──────── Raw data ────────
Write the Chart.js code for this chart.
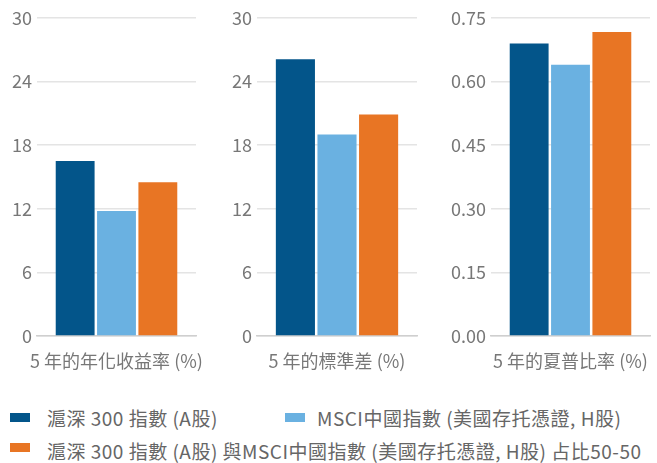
<!DOCTYPE html>
<html>
<head>
<meta charset="utf-8">
<script src="https://cdn.jsdelivr.net/npm/chart.js@4"></script>
<style>
  body { margin: 0; background: #fff; width: 657px; height: 463px; overflow: hidden; position: relative;
         font-family: "Noto Sans CJK TC", "Noto Sans", sans-serif; }
  canvas { position: absolute; top: 0; }
  .leg { position: absolute; font-size: 19px; color: #666; white-space: nowrap; line-height: 22px; letter-spacing: 0.5px; }
  .sw { position: absolute; width: 20px; height: 9px; }
</style>
</head>
<body>
<canvas id="c1" width="205" height="380" style="left:0px"></canvas>
<canvas id="c2" width="205" height="380" style="left:220px"></canvas>
<canvas id="c3" width="220" height="380" style="left:437px"></canvas>

<div class="sw" style="left:10px; top:413px; background:#03558a"></div>
<div class="leg" id="l1" style="left:47px; top:407px">滬深 300 指數 (A股)</div>
<div class="sw" style="left:285px; top:413px; background:#6ab1e1"></div>
<div class="leg" id="l2" style="left:317px; top:407px">MSCI中國指數 (美國存托憑證, H股)</div>
<div class="sw" style="left:10px; top:443px; background:#e87524"></div>
<div class="leg" id="l3" style="left:47px; top:440px">滬深 300 指數 (A股) 與MSCI中國指數 (美國存托憑證, H股) 占比50-50</div>

<script>
// 三個指標
const seriesNames = ["滬深 300 指數 (A股)", "MSCI中國指數 (美國存托憑證, H股)", "滬深 300 指數 (A股) 與MSCI中國指數 (美國存托憑證, H股) 占比50-50"];
const colores = ["#03558a", "#6ab1e1", "#e87524"];

const retorno = [16.5, 11.8, 14.5];     // 5 年的年化收益率
const volatilidad = [26.1, 19.0, 20.9]; // 5 年的標準差
const sharpe = [0.69, 0.64, 0.717];     // 5 年的夏普比率

const etiquetas = ["5 年的年化收益率 (%)", "5 年的標準差 (%)", "5 年的夏普比率 (%)"];

const fuente = { family: '"Noto Sans CJK TC", "Noto Sans", sans-serif', size: 18 };

function graficar(id, etiqueta, valores, max, paso, decimales, anchoY, derecha) {
    const ctx = document.getElementById(id).getContext('2d');
    return new Chart(ctx, {
        type: 'bar',
        data: {
            labels: [etiqueta],
            datasets: valores.map((v, i) => ({
                label: seriesNames[i],
                data: [v],
                backgroundColor: colores[i],
                borderWidth: 0,
                categoryPercentage: 0.78,
                barPercentage: 0.94
            }))
        },
        options: {
            responsive: false,
            animation: false,
            layout: { padding: { top: 18, right: derecha, bottom: 0, left: 0 } },
            plugins: { legend: { display: false }, tooltip: { enabled: false } },
            scales: {
                x: {
                    grid: { display: false, drawTicks: false },
                    border: { display: true, color: '#cfcfcf', width: 1.5 },
                    ticks: { color: '#777', font: fuente, padding: 14 },
                    afterFit: s => { s.height = 44; s.paddingLeft = 0; s.paddingRight = 0; }
                },
                y: {
                    min: 0, max: max,
                    grid: { color: '#e4e4e4', lineWidth: 1.5, drawTicks: false },
                    border: { display: false },
                    ticks: {
                        stepSize: paso, color: '#777', font: fuente, padding: 5,
                        callback: v => v.toFixed(decimales)
                    },
                    afterFit: s => { s.width = anchoY; }
                }
            }
        }
    });
}

graficar('c1', etiquetas[0], retorno, 30, 6, 0, 37, 9);
graficar('c2', etiquetas[1], volatilidad, 30, 6, 0, 37, 8);
graficar('c3', etiquetas[2], sharpe, 0.75, 0.15, 2, 54, 7);
</script>
</body>
</html>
────────
Goal - Each line of the data is to be duplicated exactly; pictures stay out of the copy.

Output for this exercise -
Write the Chart.js code for this chart.
<!DOCTYPE html>
<html>
<head>
<meta charset="utf-8">
<script src="https://cdn.jsdelivr.net/npm/chart.js@4"></script>
<style>
  body { margin: 0; background: #fff; width: 657px; height: 463px; overflow: hidden; position: relative;
         font-family: "Noto Sans CJK TC", "Noto Sans", sans-serif; }
  canvas { position: absolute; top: 0; }
  .leg { position: absolute; font-size: 19px; color: #666; white-space: nowrap; line-height: 22px; letter-spacing: 0.5px; }
  .sw { position: absolute; width: 20px; height: 9px; }
</style>
</head>
<body>
<canvas id="c1" width="205" height="380" style="left:0px"></canvas>
<canvas id="c2" width="205" height="380" style="left:220px"></canvas>
<canvas id="c3" width="220" height="380" style="left:437px"></canvas>

<div class="sw" style="left:10px; top:413px; background:#03558a"></div>
<div class="leg" id="l1" style="left:47px; top:407px">滬深 300 指數 (A股)</div>
<div class="sw" style="left:285px; top:413px; background:#6ab1e1"></div>
<div class="leg" id="l2" style="left:317px; top:407px">MSCI中國指數 (美國存托憑證, H股)</div>
<div class="sw" style="left:10px; top:443px; background:#e87524"></div>
<div class="leg" id="l3" style="left:47px; top:440px">滬深 300 指數 (A股) 與MSCI中國指數 (美國存托憑證, H股) 占比50-50</div>

<script>
// 三個指標
const seriesNames = ["滬深 300 指數 (A股)", "MSCI中國指數 (美國存托憑證, H股)", "滬深 300 指數 (A股) 與MSCI中國指數 (美國存托憑證, H股) 占比50-50"];
const colores = ["#03558a", "#6ab1e1", "#e87524"];

const retorno = [16.5, 11.8, 14.5];     // 5 年的年化收益率
const volatilidad = [26.1, 19.0, 20.9]; // 5 年的標準差
const sharpe = [0.69, 0.64, 0.717];     // 5 年的夏普比率

const etiquetas = ["5 年的年化收益率 (%)", "5 年的標準差 (%)", "5 年的夏普比率 (%)"];

const fuente = { family: '"Noto Sans CJK TC", "Noto Sans", sans-serif', size: 18 };

function graficar(id, etiqueta, valores, max, paso, decimales, anchoY, derecha) {
    const ctx = document.getElementById(id).getContext('2d');
    return new Chart(ctx, {
        type: 'bar',
        data: {
            labels: [etiqueta],
            datasets: valores.map((v, i) => ({
                label: seriesNames[i],
                data: [v],
                backgroundColor: colores[i],
                borderWidth: 0,
                categoryPercentage: 0.78,
                barPercentage: 0.94
            }))
        },
        options: {
            responsive: false,
            animation: false,
            layout: { padding: { top: 18, right: derecha, bottom: 0, left: 0 } },
            plugins: { legend: { display: false }, tooltip: { enabled: false } },
            scales: {
                x: {
                    grid: { display: false, drawTicks: false },
                    border: { display: true, color: '#cfcfcf', width: 1.5 },
                    ticks: { color: '#777', font: fuente, padding: 14 },
                    afterFit: s => { s.height = 44; s.paddingLeft = 0; s.paddingRight = 0; }
                },
                y: {
                    min: 0, max: max,
                    grid: { color: '#e4e4e4', lineWidth: 1.5, drawTicks: false },
                    border: { display: false },
                    ticks: {
                        stepSize: paso, color: '#777', font: fuente, padding: 5,
                        callback: v => v.toFixed(decimales)
                    },
                    afterFit: s => { s.width = anchoY; }
                }
            }
        }
    });
}

graficar('c1', etiquetas[0], retorno, 30, 6, 0, 37, 9);
graficar('c2', etiquetas[1], volatilidad, 30, 6, 0, 37, 8);
graficar('c3', etiquetas[2], sharpe, 0.75, 0.15, 2, 54, 7);
</script>
</body>
</html>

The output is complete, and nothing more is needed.